Klik x untuk menutup hasil pencarianCari di situs C3I
Menghadapi Istri yang Tidak Setia
Tanya:
Bapak Palau, istri saya tidak setia kepada saya. Kami sudah mempunyai tiga anak. Saya seorang usahawan yang sibuk sekali dan mempunyai banyak tanggung jawab.

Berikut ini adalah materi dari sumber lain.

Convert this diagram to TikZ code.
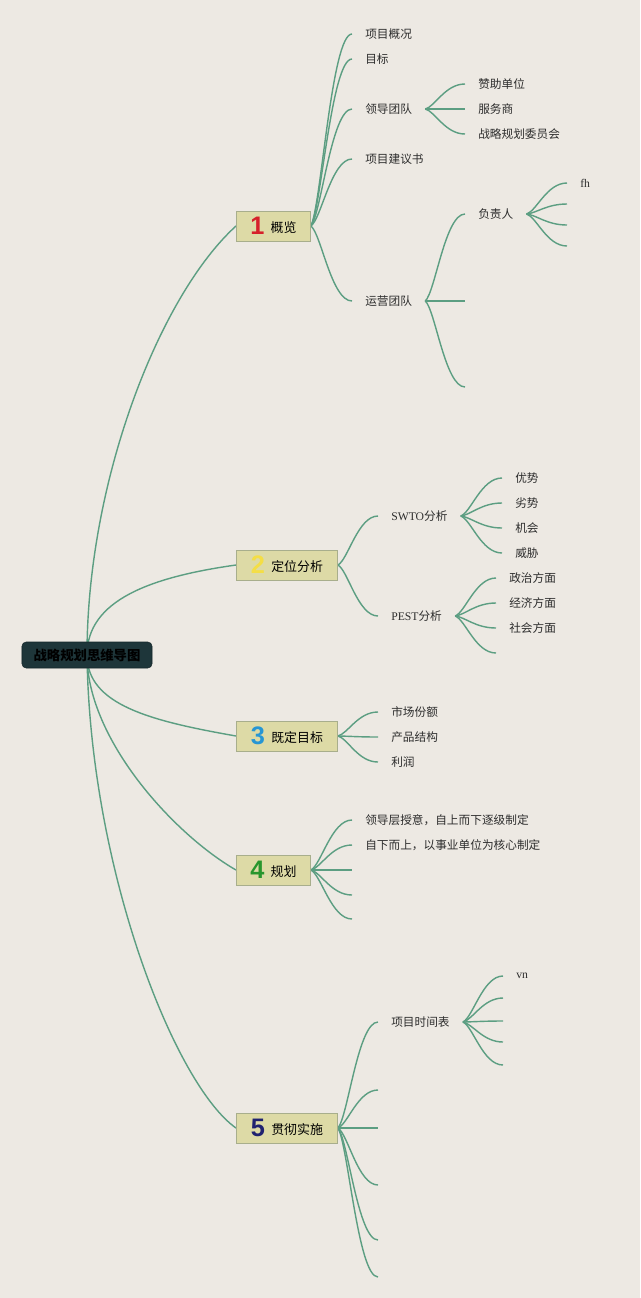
\documentclass[tikz,border=0pt]{standalone}
\usepackage{fontspec}
\setmainfont{Liberation Serif}
\newfontfamily\cjk{Noto Sans CJK SC}
\newfontfamily\lat{Liberation Serif}
\newfontfamily\numfont{Liberation Sans}
\usepackage{xcolor}
\usepackage{tikz}
\usetikzlibrary{calc,backgrounds}

\definecolor{bgcol}{RGB}{237,233,227}
\definecolor{linkcol}{RGB}{92,158,130}
\definecolor{topicfill}{RGB}{221,218,166}
\definecolor{topicline}{RGB}{168,174,140}
\definecolor{rootfill}{RGB}{30,54,58}
\definecolor{itemcol}{RGB}{45,45,45}
\definecolor{num1}{RGB}{214,32,42}
\definecolor{num2}{RGB}{244,222,70}
\definecolor{num3}{RGB}{38,150,212}
\definecolor{num4}{RGB}{40,150,45}
\definecolor{num5}{RGB}{32,34,112}

\newcommand\topicnum[2]{\raisebox{-1.5pt}{\numfont\bfseries\fontsize{18}{18}\selectfont\color{#1}#2}\hspace{4.5pt}}

\tikzset{
  link/.style={draw=linkcol, line width=1pt,
    to path={let \p1=(\tikztostart), \p2=(\tikztotarget) in
      .. controls ({\x1+0.25*(\x2-\x1)},{\y1+0.1*(\y2-\y1)}) and ({0.5*(\x1+\x2)},\y2) .. (\tikztotarget)}},
  mainlink/.style={draw=linkcol, line width=1pt},
}

\begin{document}
\begin{tikzpicture}[
    x=0.025cm, y=-0.025cm,
    rootbox/.style={draw=rootfill!70!black, fill=rootfill, rounded corners=3pt,
      minimum width=3.25cm, minimum height=0.65cm, inner sep=0pt,
      font=\cjk\bfseries\fontsize{9.5}{11}\selectfont, text=black},
    topic/.style={anchor=west, draw=topicline, fill=topicfill, line width=0.6pt,
      minimum height=0.75cm, inner sep=0pt,
      font=\cjk\fontsize{9.2}{11}\selectfont, text=black},
    itemtext/.style={anchor=west, inner xsep=0.325cm, inner ysep=1pt,
      font=\cjk\fontsize{8.3}{10}\selectfont, text=itemcol}
]
\useasboundingbox (0,0) rectangle (640,1298);

% root
\node[rootbox] (root) at (87,655) {战略规划思维导图};

% main topics
\node[topic, minimum width=1.85cm] (t1) at (236,226) {\topicnum{num1}{1}概览};
\node[topic, minimum width=2.525cm] (t2) at (236,565) {\topicnum{num2}{2}定位分析};
\node[topic, minimum width=2.525cm] (t3) at (236,736) {\topicnum{num3}{3}既定目标};
\node[topic, minimum width=1.85cm] (t4) at (236,870) {\topicnum{num4}{4}规划};
\node[topic, minimum width=2.525cm] (t5) at (236,1128) {\topicnum{num5}{5}贯彻实施};

% topic 1
\node[itemtext] (c11) at (352,34) {项目概况};
\node[itemtext] (c12) at (352,59) {目标};
\node[itemtext] (c13) at (352,109) {领导团队};
\node[itemtext] (c14) at (352,159) {项目建议书};
\node[itemtext] (c15) at (352,301) {运营团队};
\node[itemtext] (c131) at (465,84) {赞助单位};
\node[itemtext] (c132) at (465,109) {服务商};
\node[itemtext] (c133) at (465,134) {战略规划委员会};
\node[itemtext] (c151) at (465,214) {负责人};
\coordinate (e152) at (465,301);
\coordinate (e153) at (465,387);
\node[itemtext] (c1511) at (567,183) {\lat fh};
\coordinate (e1512) at (567,204);
\coordinate (e1513) at (567,225);
\coordinate (e1514) at (567,246);

% topic 2
\node[itemtext] (c21) at (378,516) {{\lat SWTO}分析};
\node[itemtext] (c22) at (378,616) {{\lat PEST}分析};
\node[itemtext] (c211) at (502,478) {优势};
\node[itemtext] (c212) at (502,503) {劣势};
\node[itemtext] (c213) at (502,528) {机会};
\node[itemtext] (c214) at (502,553) {威胁};
\node[itemtext] (c221) at (496,578) {政治方面};
\node[itemtext] (c222) at (496,603) {经济方面};
\node[itemtext] (c223) at (496,628) {社会方面};
\coordinate (e224) at (496,653);

% topic 3
\node[itemtext] (c31) at (378,712) {市场份额};
\node[itemtext] (c32) at (378,737) {产品结构};
\node[itemtext] (c33) at (378,762) {利润};

% topic 4
\node[itemtext] (c41) at (352,820) {领导层授意，自上而下逐级制定};
\node[itemtext] (c42) at (352,845) {自下而上，以事业单位为核心制定};
\coordinate (e43) at (352,870);
\coordinate (e44) at (352,895);
\coordinate (e45) at (352,919);

% topic 5
\node[itemtext] (c51) at (378,1022) {项目时间表};
\coordinate (e52) at (378,1090);
\coordinate (e53) at (378,1128);
\coordinate (e54) at (378,1185);
\coordinate (e55) at (378,1240);
\coordinate (e56) at (378,1277);
\node[itemtext] (c511) at (503,976) {\lat vn};
\coordinate (e512) at (503,998);
\coordinate (e513) at (503,1021);
\coordinate (e514) at (503,1042);
\coordinate (e515) at (503,1065);

\begin{scope}[on background layer]
\fill[bgcol] (0,0) rectangle (640,1298);

% root to topics
\draw[mainlink] (root.center) .. controls +(0,-175) and +(-76,69) .. (t1.west);
\draw[mainlink] (root.center) .. controls +(0,-55) and +(-85,12) .. (t2.west);
\draw[mainlink] (root.center) .. controls +(0,50) and +(-85,-15) .. (t3.west);
\draw[mainlink] (root.center) .. controls +(0,85) and +(-61,-35) .. (t4.west);
\draw[mainlink] (root.center) .. controls +(3,215) and +(-61,-43) .. (t5.west);

% topic 1 branches
\draw[link] (t1.east) to (c11.west);
\draw[link] (t1.east) to (c12.west);
\draw[link] (t1.east) to (c13.west);
\draw[link] (t1.east) to (c14.west);
\draw[link] (t1.east) to (c15.west);
\draw[link] (c13.east) to (c131.west);
\draw[link] (c13.east) to (c132.west);
\draw[link] (c13.east) to (c133.west);
\draw[link] (c15.east) to (c151.west);
\draw[link] (c15.east) to (e152);
\draw[link] (c15.east) to (e153);
\draw[link] (c151.east) to (c1511.west);
\draw[link] (c151.east) to (e1512);
\draw[link] (c151.east) to (e1513);
\draw[link] (c151.east) to (e1514);

% topic 2 branches
\draw[link] (t2.east) to (c21.west);
\draw[link] (t2.east) to (c22.west);
\draw[link] (c21.east) to (c211.west);
\draw[link] (c21.east) to (c212.west);
\draw[link] (c21.east) to (c213.west);
\draw[link] (c21.east) to (c214.west);
\draw[link] (c22.east) to (c221.west);
\draw[link] (c22.east) to (c222.west);
\draw[link] (c22.east) to (c223.west);
\draw[link] (c22.east) to (e224);

% topic 3 branches
\draw[link] (t3.east) to (c31.west);
\draw[link] (t3.east) to (c32.west);
\draw[link] (t3.east) to (c33.west);

% topic 4 branches
\draw[link] (t4.east) to (c41.west);
\draw[link] (t4.east) to (c42.west);
\draw[link] (t4.east) to (e43);
\draw[link] (t4.east) to (e44);
\draw[link] (t4.east) to (e45);

% topic 5 branches
\draw[link] (t5.east) to (c51.west);
\draw[link] (t5.east) to (e52);
\draw[link] (t5.east) to (e53);
\draw[link] (t5.east) to (e54);
\draw[link] (t5.east) to (e55);
\draw[link] (t5.east) to (e56);
\draw[link] (c51.east) to (c511.west);
\draw[link] (c51.east) to (e512);
\draw[link] (c51.east) to (e513);
\draw[link] (c51.east) to (e514);
\draw[link] (c51.east) to (e515);
\end{scope}

\end{tikzpicture}
\end{document}
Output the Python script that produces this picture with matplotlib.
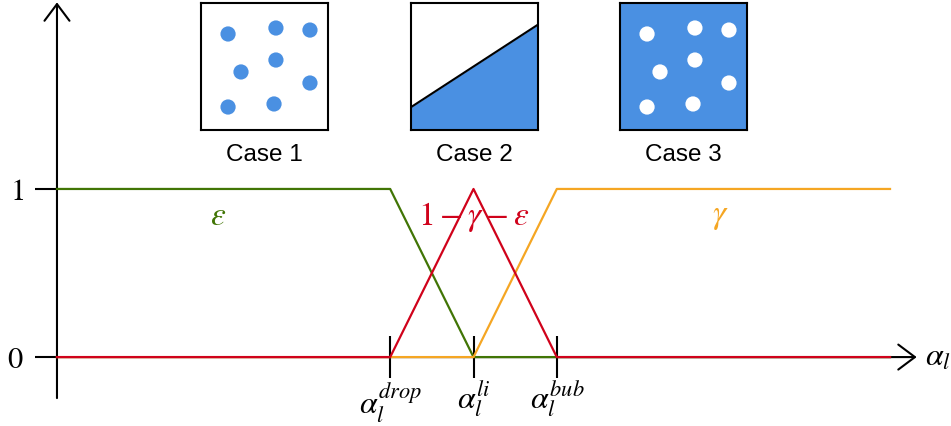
import matplotlib
matplotlib.use('Agg')
import matplotlib.pyplot as plt

# piecewise-linear indicator functions vs liquid fraction
alpha_x = [0, 4, 5, 6, 10]
eps_vals = [1, 1, 0, 0, 0]
gamma_vals = [0, 0, 0, 1, 1]
rest_vals = [0, 0, 1, 0, 0]

tick_pos = [4, 5, 6]
tick_labels = [r'$\alpha_l^{drop}$', r'$\alpha_l^{li}$', r'$\alpha_l^{bub}$']

# dots in the case sketches (box coords)
dot_x = [0.213, 0.59, 0.858, 0.315, 0.59, 0.858, 0.213, 0.575]
dot_y = [0.756, 0.803, 0.787, 0.457, 0.551, 0.37, 0.181, 0.205]
interface_y = [0.18, 0.83]

green = '#417505'
red = '#d0021b'
orange = '#f5a623'
blue = '#4a90e2'

plt.rcParams['mathtext.fontset'] = 'stix'
plt.rcParams['font.family'] = 'STIXGeneral'

fig = plt.figure(figsize=(9.51, 4.27), dpi=100)
ax = fig.add_axes([0, 0, 1, 1])
ax.set_xlim(-0.684, 10.732)
ax.set_ylim(-0.41, 2.13)

ax.plot(alpha_x, eps_vals, color=green, lw=1.6, zorder=3)
ax.plot(alpha_x, gamma_vals, color=orange, lw=1.6, zorder=4)
ax.plot(alpha_x, rest_vals, color=red, lw=1.6, zorder=5)

# axes with arrow heads
arrow = dict(arrowstyle='->,head_length=0.6,head_width=0.45', lw=1.5,
             color='black', shrinkA=0, shrinkB=0, mutation_scale=20)
ax.annotate('', xy=(10.32, 0), xytext=(0, 0), arrowprops=arrow, zorder=2)
ax.annotate('', xy=(0, 2.11), xytext=(0, -0.244), arrowprops=arrow, zorder=2)

for s in ['top', 'right']:
    ax.spines[s].set_visible(False)
for s in ['left', 'bottom']:
    ax.spines[s].set_position(('data', 0))
    ax.spines[s].set_visible(False)

ax.set_xticks(tick_pos)
ax.set_xticklabels(tick_labels, fontsize=23)
ax.set_yticks([0, 1])
ax.set_yticklabels([r'$0$', r'$1$'], fontsize=22)
ax.tick_params(axis='x', direction='inout', length=30, width=1.5, pad=1)
ax.tick_params(axis='y', direction='out', length=16, width=1.5, pad=8)

ax.text(10.42, 0, r'$\alpha_l$', fontsize=23, ha='left', va='center')

ax.text(1.93, 0.84, r'$\varepsilon$', color=green, fontsize=24, ha='center', va='center')
ax.text(5.0, 0.84, r'$1-\gamma-\varepsilon$', color=red, fontsize=24, ha='center', va='center')
ax.text(7.96, 0.84, r'$\gamma$', color=orange, fontsize=24, ha='center', va='center')

# case sketches
W, H = 951, 427
box_left = [201, 411, 620]
box_top, box_size = 4, 127
names = ['Case 1', 'Case 2', 'Case 3']
for i, (left, name) in enumerate(zip(box_left, names)):
    iax = fig.add_axes([left / W, (H - box_top - box_size) / H, box_size / W, box_size / H])
    iax.set_xlim(0, 1)
    iax.set_ylim(0, 1)
    iax.set_xticks([])
    iax.set_yticks([])
    for sp in iax.spines.values():
        sp.set_linewidth(1.5)
    if i == 0:
        iax.scatter(dot_x, dot_y, s=120, color=blue, edgecolors='none')
    elif i == 1:
        iax.fill_between([0, 1], [0, 0], interface_y, color=blue, lw=0)
        iax.plot([0, 1], interface_y, color='black', lw=1.5)
    else:
        iax.set_facecolor(blue)
        iax.scatter(dot_x, dot_y, s=120, color='white', edgecolors='none')
    iax.text(0.5, -0.19, name, transform=iax.transAxes, ha='center', va='center',
             fontsize=17.5, family='Liberation Sans')

fig.savefig('out.png', dpi=100)
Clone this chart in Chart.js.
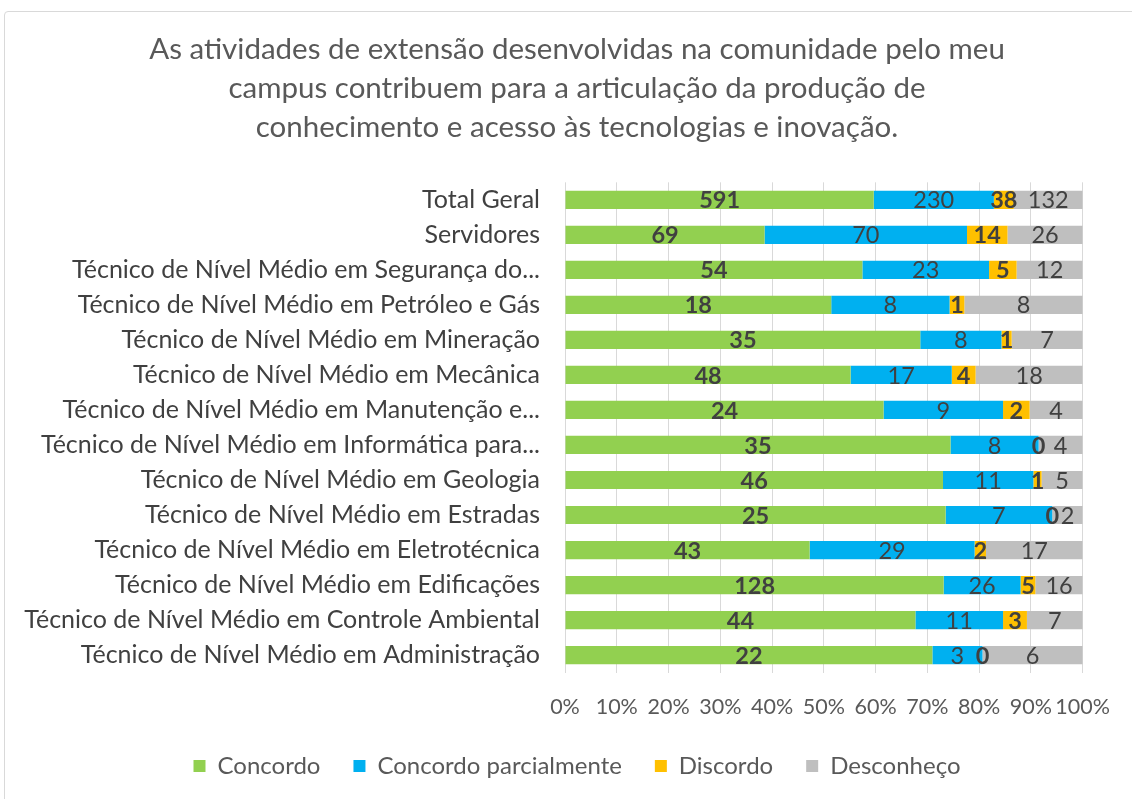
<!DOCTYPE html>
<html>
<head>
<meta charset="utf-8">
<script src="https://cdn.jsdelivr.net/npm/chart.js@4.4.0/dist/chart.umd.min.js"></script>
<style>
  html, body { margin: 0; padding: 0; background: #fff; overflow: hidden; }
  #wrap { position: absolute; left: 0; top: 0; width: 1132px; height: 799px; }
  #frame { position: absolute; left: 4px; top: 11px; width: 1140px; height: 800px;
           border: 1px solid #d9d9d9; border-radius: 4px; }
  canvas { position: absolute; left: 0; top: 0; }
</style>
</head>
<body>
<div id="wrap">
  <div id="frame"></div>
  <canvas id="chart" width="1132" height="799"></canvas>
</div>
<script>
// --- DATA ---
const categories = [
  'Total Geral',
  'Servidores',
  'Técnico de Nível Médio em Segurança do...',
  'Técnico de Nível Médio em Petróleo e Gás',
  'Técnico de Nível Médio em Mineração',
  'Técnico de Nível Médio em Mecânica',
  'Técnico de Nível Médio em Manutenção e...',
  'Técnico de Nível Médio em Informática para...',
  'Técnico de Nível Médio em Geologia',
  'Técnico de Nível Médio em Estradas',
  'Técnico de Nível Médio em Eletrotécnica',
  'Técnico de Nível Médio em Edificações',
  'Técnico de Nível Médio em Controle Ambiental',
  'Técnico de Nível Médio em Administração'
];
const concordo    = [591, 69, 54, 18, 35, 48, 24, 35, 46, 25, 43, 128, 44, 22];
const parcial     = [230, 70, 23,  8,  8, 17,  9,  8, 11,  7, 29,  26, 11,  3];
const discordo    = [ 38, 14,  5,  1,  1,  4,  2,  0,  1,  0,  2,   5,  3,  0];
const desconheco  = [132, 26, 12,  8,  7, 18,  4,  4,  5,  2, 17,  16,  7,  6];
const xTicks = [0, 10, 20, 30, 40, 50, 60, 70, 80, 90, 100];

const titleLines = [
  'As atividades de extensão desenvolvidas na comunidade pelo meu',
  'campus contribuem para a articulação da produção de',
  'conhecimento e acesso às tecnologias e inovação.'
];

const FONT = 'Lato, "Noto Sans", sans-serif';

// totals per row for the 100% stacking
const totals = categories.map((_, i) => concordo[i] + parcial[i] + discordo[i] + desconheco[i]);
const pct = arr => arr.map((v, i) => v / totals[i] * 100);

function makeSet(label, counts, color, bold) {
  return {
    label: label,
    data: pct(counts),
    counts: counts,
    boldLabel: bold,
    backgroundColor: color,
    borderWidth: 0,
    categoryPercentage: 1,
    barPercentage: 0.52
  };
}

// --- VALUE LABELS (centered in each segment) ---
const valueLabels = {
  id: 'valueLabels',
  afterDatasetsDraw(chart) {
    const ctx = chart.ctx;
    chart.data.datasets.forEach((ds, i) => {
      const meta = chart.getDatasetMeta(i);
      meta.data.forEach((bar, j) => {
        const p = bar.getProps(['x', 'y', 'base'], true);
        ctx.save();
        ctx.font = (ds.boldLabel ? 'bold ' : '') + '23.5px ' + FONT;
        ctx.fillStyle = '#404040';
        ctx.textAlign = 'center';
        ctx.textBaseline = 'middle';
        ctx.fillText(String(ds.counts[j]), (p.x + p.base) / 2, p.y + 1);
        ctx.restore();
      });
    });
  }
};

const ctx = document.getElementById('chart').getContext('2d');

new Chart(ctx, {
  type: 'bar',
  data: {
    labels: categories,
    datasets: [
      makeSet('Concordo', concordo, '#92D050', true),
      makeSet('Concordo parcialmente', parcial, '#00B0F0', false),
      makeSet('Discordo', discordo, '#FFC000', true),
      makeSet('Desconheço', desconheco, '#BFBFBF', false)
    ]
  },
  options: {
    indexAxis: 'y',
    responsive: false,
    animation: false,
    layout: { padding: { left: 22, right: 0, top: 0, bottom: 11 } },
    plugins: {
      title: {
        display: true,
        text: titleLines,
        color: '#595959',
        font: { family: FONT, size: 29.5, weight: 'normal', lineHeight: 1.32 },
        padding: { top: 30.5, bottom: 35 }
      },
      legend: {
        position: 'bottom',
        labels: {
          color: '#595959',
          font: { family: FONT, size: 24 },
          boxWidth: 12,
          boxHeight: 12,
          padding: 33
        }
      },
      tooltip: { enabled: false }
    },
    scales: {
      x: {
        stacked: true,
        min: 0,
        max: 100,
        afterBuildTicks: scale => { scale.ticks = xTicks.map(v => ({ value: v })); },
        afterFit: scale => { scale.height = 48.4; },
        ticks: {
          color: '#595959',
          font: { family: FONT, size: 21.5 },
          padding: 22,
          maxRotation: 0,
          autoSkip: false,
          callback: v => v + '%'
        },
        grid: { color: '#d9d9d9', lineWidth: 1, drawTicks: false },
        border: { display: false }
      },
      y: {
        stacked: true,
        afterFit: scale => { scale.width = 543; },
        ticks: {
          color: '#404040',
          font: { family: FONT, size: 25 },
          padding: 25,
          autoSkip: false
        },
        grid: { display: false, drawTicks: false },
        border: { display: false }
      },
      // empty spacer on the right so the plot ends where the reference does
      spacer: {
        type: 'category',
        labels: categories,
        position: 'right',
        afterFit: scale => { scale.width = 47; },
        ticks: { display: false },
        grid: { display: false, drawTicks: false },
        border: { display: false }
      }
    }
  },
  plugins: [valueLabels]
});
</script>
</body>
</html>
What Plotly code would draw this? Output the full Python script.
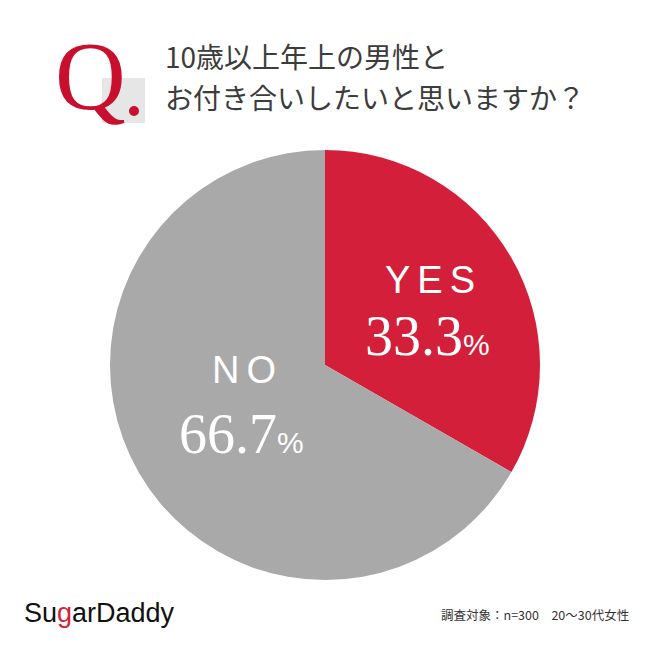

Saya memerhatikan bahwa istri saya belakangan ini mempunyai banyak aktivitas di luar rumah. Akan tetapi, tidak pernah terlintas dalam pikiran saya bahwa saya akan melihat dia bersama pria lain. Setelah saya menyelidiki dan mengetahui bahwa dia tidak setia terhadap saya, hati saya benar-benar hancur. Saya tidak tahu apa yang harus saya lakukan. Saya sedang memikirkan hendak berpisah atau bercerai. Akan tetapi, saya mencintai anak-anak saya. Saya tahu kalau saya dan istri saya berpisah, sulit bagi mereka untuk dapat menerimanya. Apa yang harus saya lakukan?
Jawab
Anda tadi mengatakan bahwa Anda benar-benar hancur oleh ketidaksetiaan istri Anda. Bapak mengerti mengapa Anda merasa demikian. Setiap orang muda memimpikan dirinya akan menikah dengan orang idamannya dan hidup bersamanya sampai kematian memisahkan mereka. Melihat bahwa impian itu hancur berantakan di kemudian hari ketika Anda sudah berkeluarga tentu saja menyebabkan hati Anda hancur.
Ketika Anda dan istri Anda menyatukan kehidupan Anda dalam pernikahan, Anda sudah menjadi satu dengan istri Anda. Ketidaksetiaannya merobek kesatuan itu dan menimbulkan kesedihan yang tak terkatakan. Pantas saja Alkitab berkata, "Hendaklah kamu semua penuh hormat terhadap perkawinan dan janganlah kamu mencemarkan tempat tidur, sebab orang-orang sundal dan pezinah akan dihakirni Allah." (Ibrani 13:4) Ketidaksetiaan dalam pernikahan adalah perbuatan yang tidak bermoral. Itu perbuatan dosa.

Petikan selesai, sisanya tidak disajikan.